### Material
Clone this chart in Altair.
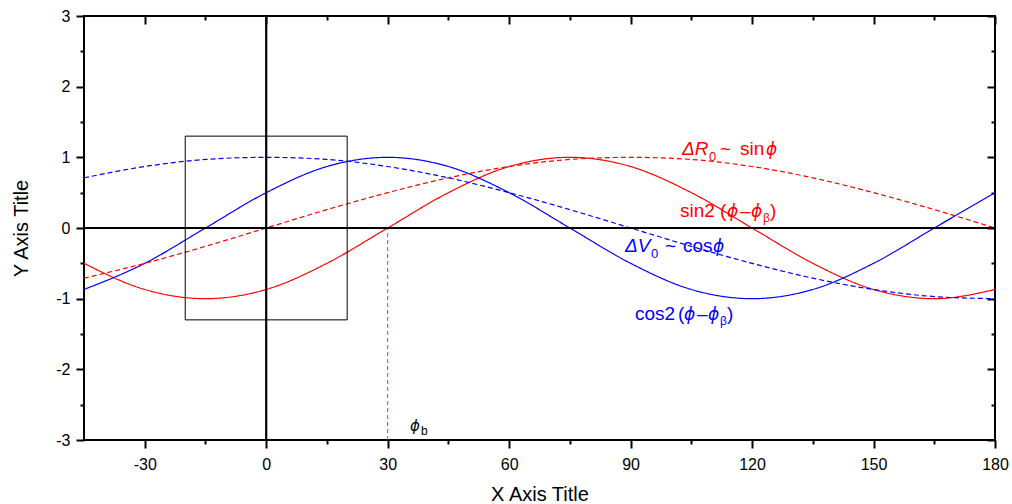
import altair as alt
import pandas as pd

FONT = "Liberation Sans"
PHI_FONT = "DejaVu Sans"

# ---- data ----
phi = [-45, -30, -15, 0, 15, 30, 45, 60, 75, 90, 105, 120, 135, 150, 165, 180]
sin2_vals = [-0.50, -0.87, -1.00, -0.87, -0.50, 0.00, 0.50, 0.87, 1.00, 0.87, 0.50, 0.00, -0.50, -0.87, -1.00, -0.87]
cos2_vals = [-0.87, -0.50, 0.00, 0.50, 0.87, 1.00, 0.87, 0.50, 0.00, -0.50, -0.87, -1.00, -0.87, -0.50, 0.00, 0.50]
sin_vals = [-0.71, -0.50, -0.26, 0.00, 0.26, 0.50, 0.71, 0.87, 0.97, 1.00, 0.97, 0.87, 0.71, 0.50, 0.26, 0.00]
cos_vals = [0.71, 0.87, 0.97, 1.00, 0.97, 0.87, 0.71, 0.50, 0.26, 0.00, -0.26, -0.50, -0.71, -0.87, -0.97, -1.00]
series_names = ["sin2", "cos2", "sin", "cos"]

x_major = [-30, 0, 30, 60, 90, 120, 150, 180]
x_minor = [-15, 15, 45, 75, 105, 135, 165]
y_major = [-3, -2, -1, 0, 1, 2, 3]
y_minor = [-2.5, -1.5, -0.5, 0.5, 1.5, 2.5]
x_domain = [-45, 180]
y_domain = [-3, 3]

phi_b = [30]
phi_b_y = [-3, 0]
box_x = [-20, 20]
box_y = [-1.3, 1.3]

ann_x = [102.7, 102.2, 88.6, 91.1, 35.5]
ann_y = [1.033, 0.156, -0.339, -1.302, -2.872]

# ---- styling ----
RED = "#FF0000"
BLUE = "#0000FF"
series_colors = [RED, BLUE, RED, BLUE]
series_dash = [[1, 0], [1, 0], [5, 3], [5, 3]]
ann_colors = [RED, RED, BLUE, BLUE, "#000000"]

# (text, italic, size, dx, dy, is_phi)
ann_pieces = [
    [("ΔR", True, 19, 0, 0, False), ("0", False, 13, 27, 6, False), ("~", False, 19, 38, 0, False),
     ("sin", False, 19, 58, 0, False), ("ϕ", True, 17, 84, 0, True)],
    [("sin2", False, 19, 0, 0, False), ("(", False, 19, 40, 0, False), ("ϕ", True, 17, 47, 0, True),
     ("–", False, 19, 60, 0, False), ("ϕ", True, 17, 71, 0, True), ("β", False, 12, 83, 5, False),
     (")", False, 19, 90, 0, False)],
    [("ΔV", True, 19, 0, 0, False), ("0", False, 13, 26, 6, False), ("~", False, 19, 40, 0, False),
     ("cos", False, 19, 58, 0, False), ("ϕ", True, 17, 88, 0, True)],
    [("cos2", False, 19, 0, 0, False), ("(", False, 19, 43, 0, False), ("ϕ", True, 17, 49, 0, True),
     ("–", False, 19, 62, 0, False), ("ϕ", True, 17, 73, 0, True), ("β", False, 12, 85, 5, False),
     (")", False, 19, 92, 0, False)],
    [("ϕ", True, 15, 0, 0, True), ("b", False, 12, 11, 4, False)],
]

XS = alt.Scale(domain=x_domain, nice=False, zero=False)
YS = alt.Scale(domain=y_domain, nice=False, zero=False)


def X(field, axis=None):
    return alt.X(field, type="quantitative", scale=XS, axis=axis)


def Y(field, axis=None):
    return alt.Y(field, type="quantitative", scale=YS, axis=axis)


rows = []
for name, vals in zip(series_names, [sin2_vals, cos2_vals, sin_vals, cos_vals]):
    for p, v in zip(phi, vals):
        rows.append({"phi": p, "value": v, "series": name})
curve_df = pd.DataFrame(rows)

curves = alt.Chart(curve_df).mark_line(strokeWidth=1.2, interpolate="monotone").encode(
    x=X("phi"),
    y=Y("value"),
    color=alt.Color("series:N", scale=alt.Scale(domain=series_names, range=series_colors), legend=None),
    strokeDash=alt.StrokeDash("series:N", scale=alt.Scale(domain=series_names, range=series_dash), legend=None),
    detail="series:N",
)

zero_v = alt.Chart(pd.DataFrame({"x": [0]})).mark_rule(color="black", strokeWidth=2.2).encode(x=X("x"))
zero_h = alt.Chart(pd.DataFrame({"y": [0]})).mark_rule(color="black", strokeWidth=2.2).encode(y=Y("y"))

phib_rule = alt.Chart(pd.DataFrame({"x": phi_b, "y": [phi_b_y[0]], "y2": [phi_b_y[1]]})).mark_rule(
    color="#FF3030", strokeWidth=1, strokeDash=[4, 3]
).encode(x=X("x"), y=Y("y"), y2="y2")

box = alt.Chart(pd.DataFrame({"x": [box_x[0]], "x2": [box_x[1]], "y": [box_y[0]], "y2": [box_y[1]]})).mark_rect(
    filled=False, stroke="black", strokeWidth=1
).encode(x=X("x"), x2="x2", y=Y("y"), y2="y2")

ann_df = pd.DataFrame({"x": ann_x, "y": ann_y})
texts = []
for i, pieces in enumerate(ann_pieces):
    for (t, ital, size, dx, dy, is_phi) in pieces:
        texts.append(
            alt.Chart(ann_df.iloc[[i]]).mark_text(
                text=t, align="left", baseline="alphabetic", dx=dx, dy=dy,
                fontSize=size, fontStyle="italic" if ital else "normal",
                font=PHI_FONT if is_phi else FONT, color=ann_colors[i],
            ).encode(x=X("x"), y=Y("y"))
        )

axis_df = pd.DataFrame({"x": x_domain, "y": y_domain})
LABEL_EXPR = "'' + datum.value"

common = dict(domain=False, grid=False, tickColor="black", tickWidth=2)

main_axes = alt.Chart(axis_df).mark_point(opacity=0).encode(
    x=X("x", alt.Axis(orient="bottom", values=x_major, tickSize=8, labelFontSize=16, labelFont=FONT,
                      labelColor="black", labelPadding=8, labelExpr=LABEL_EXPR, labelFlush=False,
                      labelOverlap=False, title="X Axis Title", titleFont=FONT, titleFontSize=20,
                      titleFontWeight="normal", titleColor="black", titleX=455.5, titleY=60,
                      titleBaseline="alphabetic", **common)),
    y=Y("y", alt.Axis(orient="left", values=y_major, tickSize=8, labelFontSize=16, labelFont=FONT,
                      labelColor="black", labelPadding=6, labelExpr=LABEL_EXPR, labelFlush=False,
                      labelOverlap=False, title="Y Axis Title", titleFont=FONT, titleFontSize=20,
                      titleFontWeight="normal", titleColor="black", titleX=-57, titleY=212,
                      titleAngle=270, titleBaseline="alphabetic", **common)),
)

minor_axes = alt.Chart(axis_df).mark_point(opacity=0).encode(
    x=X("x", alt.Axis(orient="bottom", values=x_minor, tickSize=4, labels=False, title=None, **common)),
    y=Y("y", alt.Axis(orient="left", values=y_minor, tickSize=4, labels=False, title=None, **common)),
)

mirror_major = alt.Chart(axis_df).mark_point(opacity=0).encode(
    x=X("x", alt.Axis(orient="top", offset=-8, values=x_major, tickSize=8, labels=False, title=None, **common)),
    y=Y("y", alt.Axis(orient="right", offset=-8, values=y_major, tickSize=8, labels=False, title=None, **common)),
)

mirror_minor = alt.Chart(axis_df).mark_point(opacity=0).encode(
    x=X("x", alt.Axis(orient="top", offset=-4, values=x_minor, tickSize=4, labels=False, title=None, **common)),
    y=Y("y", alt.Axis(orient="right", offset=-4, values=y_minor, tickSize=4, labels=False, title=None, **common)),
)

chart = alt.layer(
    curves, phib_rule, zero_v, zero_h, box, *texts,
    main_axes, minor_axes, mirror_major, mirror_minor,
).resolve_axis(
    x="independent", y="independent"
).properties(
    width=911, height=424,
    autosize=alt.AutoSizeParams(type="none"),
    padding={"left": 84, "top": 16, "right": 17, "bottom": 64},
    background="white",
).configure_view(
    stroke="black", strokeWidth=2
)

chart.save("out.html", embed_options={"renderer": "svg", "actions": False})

### Work required
Extract, word for word, each line from the top of the data down to and including the line with "ann_y = [1.033, 0.156, -0.339, -1.302, -2.872]"; skip the pictures.

### Solution for this exercise
Clone this chart in Altair.
import altair as alt
import pandas as pd

FONT = "Liberation Sans"
PHI_FONT = "DejaVu Sans"

# ---- data ----
phi = [-45, -30, -15, 0, 15, 30, 45, 60, 75, 90, 105, 120, 135, 150, 165, 180]
sin2_vals = [-0.50, -0.87, -1.00, -0.87, -0.50, 0.00, 0.50, 0.87, 1.00, 0.87, 0.50, 0.00, -0.50, -0.87, -1.00, -0.87]
cos2_vals = [-0.87, -0.50, 0.00, 0.50, 0.87, 1.00, 0.87, 0.50, 0.00, -0.50, -0.87, -1.00, -0.87, -0.50, 0.00, 0.50]
sin_vals = [-0.71, -0.50, -0.26, 0.00, 0.26, 0.50, 0.71, 0.87, 0.97, 1.00, 0.97, 0.87, 0.71, 0.50, 0.26, 0.00]
cos_vals = [0.71, 0.87, 0.97, 1.00, 0.97, 0.87, 0.71, 0.50, 0.26, 0.00, -0.26, -0.50, -0.71, -0.87, -0.97, -1.00]
series_names = ["sin2", "cos2", "sin", "cos"]

x_major = [-30, 0, 30, 60, 90, 120, 150, 180]
x_minor = [-15, 15, 45, 75, 105, 135, 165]
y_major = [-3, -2, -1, 0, 1, 2, 3]
y_minor = [-2.5, -1.5, -0.5, 0.5, 1.5, 2.5]
x_domain = [-45, 180]
y_domain = [-3, 3]

phi_b = [30]
phi_b_y = [-3, 0]
box_x = [-20, 20]
box_y = [-1.3, 1.3]

ann_x = [102.7, 102.2, 88.6, 91.1, 35.5]
ann_y = [1.033, 0.156, -0.339, -1.302, -2.872]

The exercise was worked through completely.